# Retiring in France



## stevesawyer1895

Does France tax USA Social Security pension income if we relocate to France and if so what might be the expected rate?


----------



## Bevdeforges

The short answer is: no, US SS is not taxed in France.

But it's not just a matter of not bothering to declare it on your French tax forms. You declare your worldwide income from all sources on both your US and French tax forms each year. The US IRS allows you a direct tax credit for what you pay to France on the various income categories against the US taxes those sources of income generate. In France, you summarize the various foreign-sources of income on a special form and the treatment is then applied. For US SS, you receive a tax credit at French rates for the declared foreign income. It's actually a whole bunch simpler than the "Foreign Tax Credit" on US form 1116 - but it's a little tricky to describe here.


----------



## stevesawyer1895

Thank you.
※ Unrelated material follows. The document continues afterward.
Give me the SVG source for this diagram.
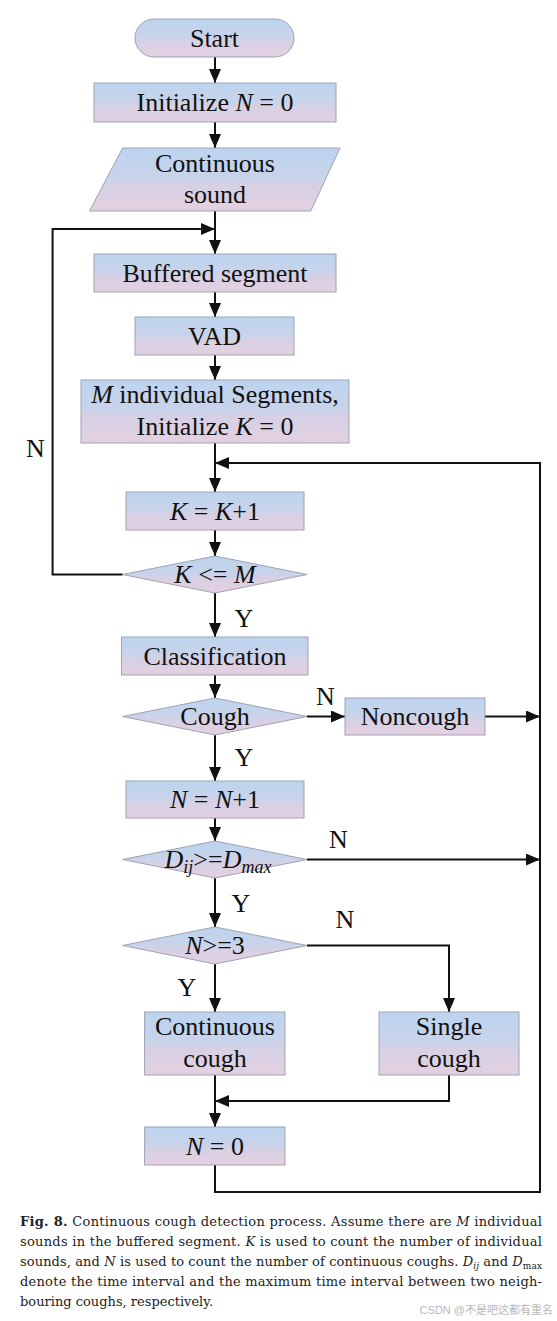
<svg xmlns="http://www.w3.org/2000/svg" width="557" height="1321" viewBox="0 0 557 1321">
<style>
.box{stroke:#9ea3b3;stroke-width:1;fill:url(#g)}
.t{font-family:"Liberation Serif","Times New Roman",serif;font-size:26px;fill:#111;text-anchor:middle}
.lbl{font-family:"Liberation Serif","Times New Roman",serif;font-size:26px;fill:#111;text-anchor:middle}
.i{font-style:italic}
.c{stroke:#111;stroke-width:2;fill:none}
.a{marker-end:url(#ah)}
.cap{font-family:"DejaVu Serif",serif;font-size:13px;fill:#222}
.wm{font-family:"Liberation Sans","Noto Sans CJK SC",sans-serif;font-size:11px;fill:#b8b8b8;text-anchor:end}
</style>
<defs>
<linearGradient id="g" x1="0" y1="0" x2="0" y2="1">
<stop offset="0" stop-color="#bcd4ef"/>
<stop offset="0.45" stop-color="#c8d3ea"/>
<stop offset="0.62" stop-color="#d8d0e4"/>
<stop offset="1" stop-color="#e4d0e0"/>
</linearGradient>
<marker id="ah" markerUnits="userSpaceOnUse" markerWidth="14" markerHeight="12" refX="14" refY="6" orient="auto">
<path d="M0,0 L14,6 L0,12 z" fill="#111"/>
</marker>
</defs>

<g id="connectors">
<path class="c a" d="M215,57 V83"/>
<path class="c a" d="M215,122 V148"/>
<path class="c a" d="M215,211 V254"/>
<path class="c a" d="M122.6,574.5 H52.6 V229 H215"/>
<path class="c a" d="M215,292 V317"/>
<path class="c a" d="M215,355 V380"/>
<path class="c a" d="M215,443 V492"/>
<path class="c a" d="M215,1165 V1192 H540 V463 H215"/>
<path class="c a" d="M215,530 V556"/>
<path class="c a" d="M215,593 V637"/>
<path class="c a" d="M215,675 V698"/>
<path class="c a" d="M307,716.5 H345"/>
<path class="c a" d="M485,716.5 H540"/>
<path class="c a" d="M215,735 V781"/>
<path class="c a" d="M215,818 V841"/>
<path class="c a" d="M307,859.5 H540"/>
<path class="c a" d="M215,878 V927"/>
<path class="c a" d="M307,945.5 H449 V1012"/>
<path class="c a" d="M215,964 V1012"/>
<path class="c a" d="M449,1075 V1101 H215"/>
<path class="c a" d="M215,1075 V1127"/>
<text class="lbl" x="35.5" y="457">N</text>
<text class="lbl" x="244" y="627">Y</text>
<text class="lbl" x="325.5" y="705">N</text>
<text class="lbl" x="244" y="766">Y</text>
<text class="lbl" x="338.5" y="848">N</text>
<text class="lbl" x="241" y="912">Y</text>
<text class="lbl" x="345" y="928">N</text>
<text class="lbl" x="187" y="996">Y</text>
</g>

<g id="start">
<rect class="box" x="135" y="19" width="159" height="38" rx="19" ry="19"/>
<text class="t" x="214.5" y="47">Start</text>
</g>
<g id="initN">
<rect class="box" x="94" y="83" width="242" height="39"/>
<text class="t" x="215" y="111">Initialize <tspan class="i">N</tspan> = 0</text>
</g>
<g id="sound">
<polygon class="box" points="122.6,148 340,148 310.8,211 89.5,211"/>
<text class="t" x="215" y="172">Continuous</text>
<text class="t" x="215" y="203">sound</text>
</g>
<g id="buffered">
<rect class="box" x="94" y="254" width="242" height="38"/>
<text class="t" x="215" y="282">Buffered segment</text>
</g>
<g id="vad">
<rect class="box" x="135" y="317" width="159" height="38"/>
<text class="t" x="214.5" y="345">VAD</text>
</g>
<g id="segments">
<rect class="box" x="81" y="380" width="268" height="63"/>
<text class="t" x="215" y="403"><tspan class="i">M</tspan> individual Segments,</text>
<text class="t" x="215" y="435">Initialize <tspan class="i">K</tspan> = 0</text>
</g>
<g id="kinc">
<rect class="box" x="126" y="492" width="178" height="38"/>
<text class="t" x="215" y="520"><tspan class="i">K</tspan> = <tspan class="i">K</tspan>+1</text>
</g>
<g id="kcheck">
<polygon class="box" points="215,556 307,574.5 215,593 122.6,574.5"/>
<text class="t" x="215" y="583"><tspan class="i">K</tspan> &lt;= <tspan class="i">M</tspan></text>
</g>
<g id="classification">
<rect class="box" x="121.5" y="637" width="186.5" height="38"/>
<text class="t" x="215" y="665">Classification</text>
</g>
<g id="cough">
<polygon class="box" points="215,698 307,716.5 215,735 122.6,716.5"/>
<text class="t" x="215" y="725">Cough</text>
</g>
<g id="noncough">
<rect class="box" x="345" y="698" width="140" height="37"/>
<text class="t" x="415" y="725">Noncough</text>
</g>
<g id="ninc">
<rect class="box" x="126" y="781" width="178" height="37"/>
<text class="t" x="215" y="808"><tspan class="i">N</tspan> = <tspan class="i">N</tspan>+1</text>
</g>
<g id="dcheck">
<polygon class="box" points="215,841 307,859.5 215,878 122.6,859.5"/>
<text class="t" x="218" y="868"><tspan class="i">D</tspan><tspan class="i" font-size="18" dy="5">ij</tspan><tspan dy="-5">&gt;=</tspan><tspan class="i">D</tspan><tspan class="i" font-size="18" dy="5">max</tspan></text>
</g>
<g id="ncheck">
<polygon class="box" points="215,927 307,945.5 215,964 122.6,945.5"/>
<text class="t" x="215" y="954"><tspan class="i">N</tspan>&gt;=3</text>
</g>
<g id="continuous">
<rect class="box" x="144.6" y="1012" width="140.4" height="63"/>
<text class="t" x="215" y="1035">Continuous</text>
<text class="t" x="215" y="1067">cough</text>
</g>
<g id="single">
<rect class="box" x="379" y="1012" width="140" height="63"/>
<text class="t" x="449" y="1035">Single</text>
<text class="t" x="449" y="1067">cough</text>
</g>
<g id="reset">
<rect class="box" x="144.6" y="1127" width="140.4" height="38"/>
<text class="t" x="215" y="1155"><tspan class="i">N</tspan> = 0</text>
</g>

<g id="caption">
<text class="cap" x="20" y="1226" textLength="522" lengthAdjust="spacing"><tspan font-weight="bold">Fig. 8.</tspan> Continuous cough detection process. Assume there are <tspan font-style="italic">M</tspan> individual</text>
<text class="cap" x="20" y="1246" textLength="522" lengthAdjust="spacing">sounds in the buffered segment. <tspan font-style="italic">K</tspan> is used to count the number of individual</text>
<text class="cap" x="20" y="1266" textLength="522" lengthAdjust="spacing">sounds, and <tspan font-style="italic">N</tspan> is used to count the number of continuous coughs. <tspan font-style="italic">D</tspan><tspan font-style="italic" font-size="9" dy="3">ij</tspan><tspan dy="-3"> and </tspan><tspan font-style="italic">D</tspan><tspan font-size="9" dy="3">max</tspan></text>
<text class="cap" x="20" y="1286" textLength="522" lengthAdjust="spacing">denote the time interval and the maximum time interval between two neigh-</text>
<text class="cap" x="20" y="1306">bouring coughs, respectively.</text>
<text class="wm" x="553" y="1314">CSDN @不是吧这都有重名</text>
</g>
</svg>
What can we expect to pay for a furnished rental in one the country side villages?


----------



## jweihl

stevesawyer1895 said:


> Thank you. What can we expect to pay for a furnished rental in one the country side villages?
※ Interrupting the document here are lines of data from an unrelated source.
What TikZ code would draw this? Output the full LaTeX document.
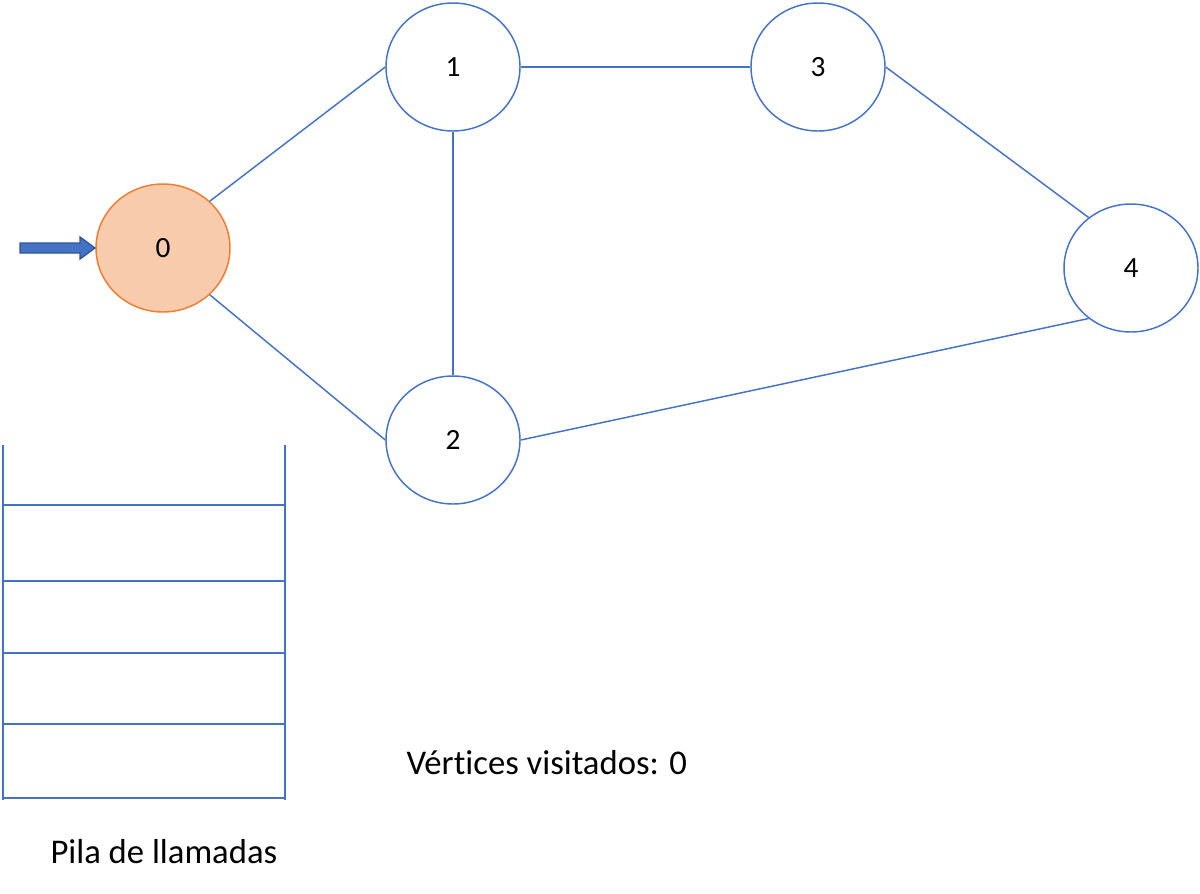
\documentclass[tikz,border=0pt]{standalone}
\usepackage{fontspec}
\setmainfont{Carlito}[RawFeature=-liga]
\usetikzlibrary{shapes.geometric}
\definecolor{edgeblue}{RGB}{68,114,196}
\definecolor{arrowblue}{RGB}{47,85,151}
\definecolor{visitfill}{RGB}{248,203,173}
\definecolor{visitline}{RGB}{237,125,49}
\tikzset{every picture/.style={line width=0.75pt}}
\tikzset{
  vertex/.style={ellipse,draw=edgeblue,line width=1.1pt,fill=white,minimum width=100.5pt,minimum height=96pt,inner sep=0pt,font=\fontsize{22}{26}\selectfont},
  visited/.style={vertex,draw=visitline,fill=visitfill},
  edge/.style={draw=edgeblue,line width=1.1pt},
  pile/.style={draw=edgeblue,line width=1.6pt}
}
\begin{document}
\begin{tikzpicture}[x=0.75pt,y=0.75pt,yscale=-1,xscale=1]
\useasboundingbox (0,0) rectangle (1200,893);

% Vertices
\node [visited] (v0) at (163,248) {0};
\node [vertex] (v1) at (453,67) {1};
\node [vertex] (v3) at (818,67) {3};
\node [vertex] (v4) at (1131,268) {4};
\node [vertex] (v2) at (453,440) {2};

% Edges
\draw [edge] (v0.45) -- (v1.west);
\draw [edge] (v0.-45) -- (v2.west);
\draw [edge] (v1) -- (v3);
\draw [edge] (v1) -- (v2);
\draw [edge] (v3.east) -- (v4.130);
\draw [edge] (v2.east) -- (v4.-130);

% Start arrow
\draw [fill=edgeblue,draw=arrowblue,line width=1pt] (20,243) -- (80,243) -- (80,237) -- (95,248) -- (80,259) -- (80,253) -- (20,253) -- cycle;

% Call stack
\draw [pile] (3,445) -- (3,800);
\draw [pile] (285,445) -- (285,800);
\foreach \y in {505,581,653,724,798}
  \draw [pile] (3,\y) -- (285,\y);

% Text Node
\node [anchor=west,inner sep=0pt,font=\fontsize{26}{30}\selectfont] (visits) at (406,763) {Vértices visitados: 0};
% Text Node
\node [anchor=west,inner sep=0pt,font=\fontsize{26}{30}\selectfont] (pilelabel) at (50,852) {Pila de llamadas};
\end{tikzpicture}
\end{document}
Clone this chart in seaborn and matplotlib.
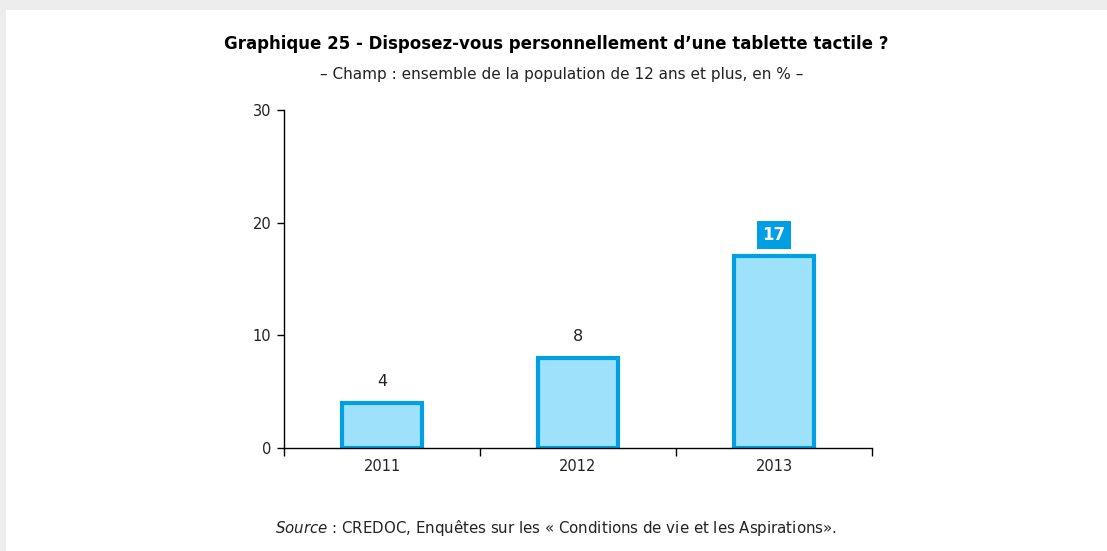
import matplotlib
matplotlib.use('Agg')
import matplotlib.pyplot as plt
import seaborn as sns
import pandas as pd
from matplotlib.patches import Rectangle

# data
years = ['2011', '2012', '2013']
share = [4, 8, 17]
highlight = '2013'

title = 'Graphique 25 - Disposez-vous personnellement d\u2019une tablette tactile ?'
subtitle = '\u2013 Champ : ensemble de la population de 12 ans et plus, en % \u2013'
source = '$\\it{Source}$ : CREDOC, Enqu\u00eates sur les \u00ab Conditions de vie et les Aspirations\u00bb.'

df = pd.DataFrame({'annee': years, 'part': share})

sns.set_style('white')
plt.rcParams['font.family'] = ['DejaVu Sans']

fill_col = '#9EE1FB'
edge_col = '#00A0E2'

fig = plt.figure(figsize=(11.07, 5.51), dpi=100)
fig.patch.set_facecolor('#EDEDED')
# white page with grey margins at top/left
fig.add_artist(Rectangle((6 / 1107, 0), 1 - 6 / 1107, 1 - 10 / 551,
                         transform=fig.transFigure, facecolor='white',
                         edgecolor='none', zorder=-10))

ax = fig.add_axes([284 / 1107, 103 / 551, 588 / 1107, 338 / 551])
ax.set_facecolor('none')

sns.barplot(data=df, x='annee', y='part', ax=ax, width=0.41,
            color=fill_col, edgecolor=edge_col, linewidth=3, saturation=1)

ax.set_xlim(-0.5, 2.5)
ax.set_ylim(0, 30)
ax.set_yticks([0, 10, 20, 30])
ax.set_xlabel('')
ax.set_ylabel('')

# separators between categories
ax.set_xticks([-0.5, 0.5, 1.5, 2.5], minor=True)
ax.tick_params(axis='x', which='major', length=0, pad=8, labelsize=10.5, labelcolor='#222222')
ax.tick_params(axis='x', which='minor', direction='out', length=6, width=1, color='black')
ax.tick_params(axis='y', direction='out', length=5, width=1, color='black',
               labelsize=10.5, labelcolor='#222222', pad=4)
ax.yaxis.set_ticks_position('left')
ax.xaxis.set_ticks_position('bottom')

for s in ['top', 'right']:
    ax.spines[s].set_visible(False)
for s in ['left', 'bottom']:
    ax.spines[s].set_color('black')
    ax.spines[s].set_linewidth(1)
    ax.spines[s].set_zorder(5)

for i, (yr, v) in enumerate(zip(years, share)):
    if yr == highlight:
        ax.annotate(str(v), (i, v), xytext=(0, 9), textcoords='offset points',
                    ha='center', va='bottom', fontsize=12, fontweight='bold', color='white',
                    bbox=dict(boxstyle='square,pad=0.3', facecolor='#009FE3', edgecolor='none'))
    else:
        ax.annotate(str(v), (i, v), xytext=(0, 10), textcoords='offset points',
                    ha='center', va='bottom', fontsize=11.5, color='#222222')

fig.text(556 / 1107, 1 - 44 / 551, title, ha='center', va='center',
         fontsize=12, fontweight='bold', color='black')
fig.text(562 / 1107, 1 - 75 / 551, subtitle, ha='center', va='center',
         fontsize=11, color='#222222')
fig.text(556 / 1107, 1 - 528 / 551, source,
         ha='center', va='center', fontsize=10.8, color='#222222')

fig.savefig('out.png', dpi=100, facecolor=fig.get_facecolor())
There are too many variables in your story problem to get any meaningful answer. In order to get a better range try and narrow down the following:
1. Which department (or region)? This is probably the most important thing as real estate, like everywhere, is location, location, location.
2. Apartment or house?
3. Number of rooms (bedrooms + living areas)
4. Approximate square meters (inside and outside if you want outdoor space).
5. Length of lease (holiday, 1 year, or perhaps a longer (unfurnished) lease.

There is a TON of variation, so maybe the best approach is to look at some appealing regions and look at listings to see if they seem reasonable to your situation.


----------



## Peasant

stevesawyer1895 said:


> Does France tax USA Social Security pension income if we relocate to France and if so what might be the expected rate?
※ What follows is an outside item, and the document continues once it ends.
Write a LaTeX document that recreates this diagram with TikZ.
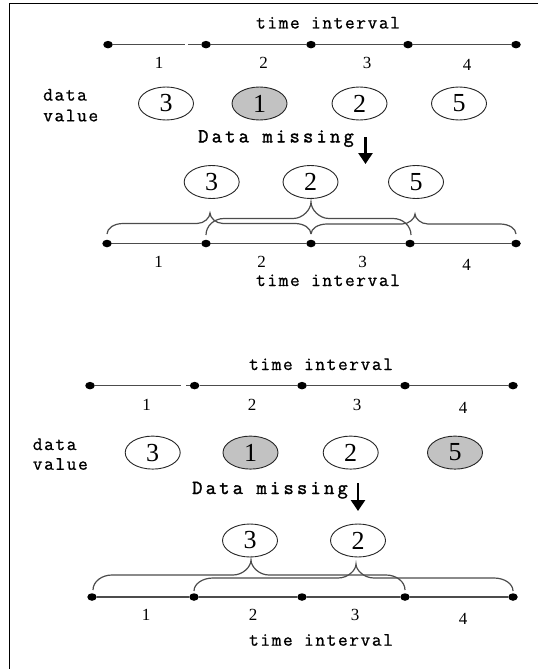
\documentclass[tikz,border=0pt]{standalone}
\usepackage{fontspec}
\usetikzlibrary{shapes.geometric,arrows.meta}
\newfontfamily\lblfont[LetterSpace=8,FakeBold=0.8]{Latin Modern Mono}
\newfontfamily\missfont[LetterSpace=16,FakeBold=1.6]{Latin Modern Mono}
\newfontfamily\numfont{Liberation Serif}
\tikzset{
 dotn/.style={ellipse, fill=black, inner sep=0pt, minimum width=9.5pt, minimum height=7.5pt},
 tl/.style={line width=1.3pt, draw=black!70},
 valc/.style={ellipse, draw=black!85, line width=0.9pt, minimum width=55pt, minimum height=33pt, inner sep=0pt, font=\numfont\fontsize{26}{26}\selectfont},
 gone/.style={valc, fill=black!24},
 lbl/.style={inner sep=0pt, font=\lblfont\fontsize{19}{19}\selectfont, anchor=base},
 tick/.style={inner sep=0pt, font=\numfont\fontsize{17}{17}\selectfont, anchor=base},
 miss/.style={inner sep=0pt, font=\missfont\fontsize{20}{20}\selectfont, anchor=base},
 side/.style={inner sep=0pt, font=\lblfont\fontsize{19}{19}\selectfont, anchor=west},
 brc/.style={line width=1.2pt, draw=black!70},
 downarrow/.style={line width=2.6pt, -{Triangle[width=14pt,length=11pt]}},
 frame/.style={line width=1.8pt, draw=black}
}
% #1 x1, #2 x2, #3 xtip, #4 y ends, #5 y body, #6 y tip, #7 end radius, #8 tip radius
\newcommand{\mbrace}[8]{\draw[brc]
 (#1,#4) .. controls (#1,#4-0.552*#4+0.552*#5) and (#1+0.448*#7,#5) .. (#1+#7,#5)
 -- (#3-#8,#5) .. controls (#3-0.448*#8,#5) and (#3,#6+0.448*#5-0.448*#6) .. (#3,#6)
 .. controls (#3,#6+0.448*#5-0.448*#6) and (#3+0.448*#8,#5) .. (#3+#8,#5)
 -- (#2-#7,#5) .. controls (#2-0.448*#7,#5) and (#2,#4-0.552*#4+0.552*#5) .. (#2,#4);}
\begin{document}
\begin{tikzpicture}[x=1pt,y=-1pt]
\useasboundingbox (0,0) rectangle (538,669);
% frame
\coordinate (fr1) at (538,3.5);
\coordinate (fr2) at (9.5,3.5);
\coordinate (fr3) at (9.5,669);
\draw[frame] (fr1) -- (fr2) -- (fr3);

% ===== Section 1 top =====
\node[lbl] (ti1) at (328,28.5) {time interval};
\node[dotn] (a1) at (108,44.6) {};
\node[dotn] (a2) at (206,44.6) {};
\node[dotn] (a3) at (311,44.6) {};
\node[dotn] (a4) at (408,44.6) {};
\node[dotn] (a5) at (516,44.6) {};
\coordinate (a1g) at (185,44.6);
\coordinate (a2g) at (188,44.6);
\draw[tl] (a1) -- (a1g);
\draw[tl] (a2g) -- (a2);
\draw[tl] (a2) -- (a3);
\draw[tl] (a3) -- (a4);
\draw[tl] (a4) -- (a5);
\node[tick] (na1) at (159,68.6) {1};
\node[tick] (na2) at (263.5,68.6) {2};
\node[tick] (na3) at (367,68.6) {3};
\node[tick] (na4) at (467,70.5) {4};
\node[side] (da1) at (43,94.8) {data};
\node[side] (va1) at (43,115.6) {value};
\node[valc] (v11) at (166,103.5) {3};
\node[gone] (v12) at (259.5,103.5) {1};
\node[valc] (v13) at (359.5,103.5) {2};
\node[valc] (v14) at (459,103.5) {5};
\node[miss] (m1) at (276,142.4) {Data missing};
\coordinate (r1s) at (365.5,137);
\coordinate (r1e) at (365.5,164);
\draw[downarrow] (r1s) -- (r1e);

% ===== Section 1 bottom =====
\node[valc] (w11) at (211.7,182) {3};
\node[valc] (w12) at (310.5,182) {2};
\node[valc] (w13) at (416,182) {5};
\node[dotn] (b1) at (107,243.5) {};
\node[dotn] (b2) at (206,243.5) {};
\node[dotn] (b3) at (311,243.5) {};
\node[dotn] (b4) at (410,243.5) {};
\node[dotn] (b5) at (516,243.5) {};
\draw[tl] (b1) -- (b2);
\draw[tl] (b2) -- (b3);
\draw[tl] (b3) -- (b4);
\draw[tl] (b4) -- (b5);
\mbrace{107}{311}{210}{234}{223.5}{213}{16}{13}
\mbrace{206}{411}{311}{235}{218.5}{202}{18}{18}
\mbrace{311}{516}{415}{234}{224}{214}{16}{13}
\node[tick] (nb1) at (158.7,267) {1};
\node[tick] (nb2) at (261.7,267) {2};
\node[tick] (nb3) at (362.7,267) {3};
\node[tick] (nb4) at (466.7,270.5) {4};
\node[lbl] (ti2) at (328,286) {time interval};

% ===== Section 2 top =====
\node[lbl] (ti3) at (321,370) {time interval};
\node[dotn] (c1) at (90,385.6) {};
\node[dotn] (c2) at (194.6,385.6) {};
\node[dotn] (c3) at (302,385.6) {};
\node[dotn] (c4) at (405,385.6) {};
\node[dotn] (c5) at (513,385.6) {};
\coordinate (c1g) at (181,385.6);
\coordinate (c2g) at (186,385.6);
\draw[tl] (c1) -- (c1g);
\draw[tl] (c2g) -- (c2);
\draw[tl] (c2) -- (c3);
\draw[tl] (c3) -- (c4);
\draw[tl] (c4) -- (c5);
\node[tick] (nc1) at (146.5,410.3) {1};
\node[tick] (nc2) at (252,410.3) {2};
\node[tick] (nc3) at (357,410.3) {3};
\node[tick] (nc4) at (463,413.8) {4};
\node[side] (da2) at (32.6,444.3) {data};
\node[side] (va2) at (32.6,464) {value};
\node[valc] (v21) at (152.7,452.6) {3};
\node[gone] (v22) at (250.5,452.6) {1};
\node[valc] (v23) at (350.7,452.6) {2};
\node[gone] (v24) at (455,452.6) {5};
\node[miss] (m2) at (270,494) {Data missing};
\coordinate (r2s) at (358,483);
\coordinate (r2e) at (358,511);
\draw[downarrow] (r2s) -- (r2e);

% ===== Section 2 bottom =====
\node[valc] (w21) at (250,540.5) {3};
\node[valc] (w22) at (358,540.5) {2};
\node[dotn] (d1) at (92,597) {};
\node[dotn] (d2) at (194,597) {};
\node[dotn] (d3) at (302,597) {};
\node[dotn] (d4) at (405,597) {};
\node[dotn] (d5) at (513,597) {};
\draw[tl] (d1) -- (d2);
\draw[tl] (d2) -- (d3);
\draw[tl] (d3) -- (d4);
\draw[tl] (d4) -- (d5);
\mbrace{93}{405}{251}{590}{575}{560}{19}{18}
\mbrace{194}{513}{356}{591}{578}{564}{19}{18}
\node[tick] (nd1) at (146,620.5) {1};
\node[tick] (nd2) at (253,620.5) {2};
\node[tick] (nd3) at (355,620.5) {3};
\node[tick] (nd4) at (463,624) {4};
\node[lbl] (ti4) at (321,645.7) {time interval};
\end{tikzpicture}
\end{document}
France does not tax retirement income. Not US Social Security nor IRA/401K withdrawals.
The US, however, continues to tax to tax them, which is fair (IMO) for IRA withdrawals, but not (IMO) for Social Security payments.


----------



## Peasant

stevesawyer1895 said:


> Thank you. What can we expect to pay for a furnished rental in one the country side villages?


As with adult diapers...
Depends.


----------



## Bevdeforges

As has been said, your question is similar to "how long is a piece of string?" Not to mention that furnished rentals out in the countryside can tend to be of the "holiday rental" variety, where rents vary by the season. There are also big differences in the laws related to furnished vs. unfurnished rentals. 


Peasant said:


> France does not tax retirement income.


Small niggle here: The statement is true as far as US Social Security and "national" retirement programs are concerned. Also to a certain extent with other "foreign" national retirement pension programs. Private retirement pensions may or may not be taxable in France, depending on the relevant tax treaty. And non-pension "retirement income" from other sources varies as to its taxability. (But full disclosure: I am an accountant by trade and so tend to use terms like "retirement income" in their broader, legalistic sense.)


----------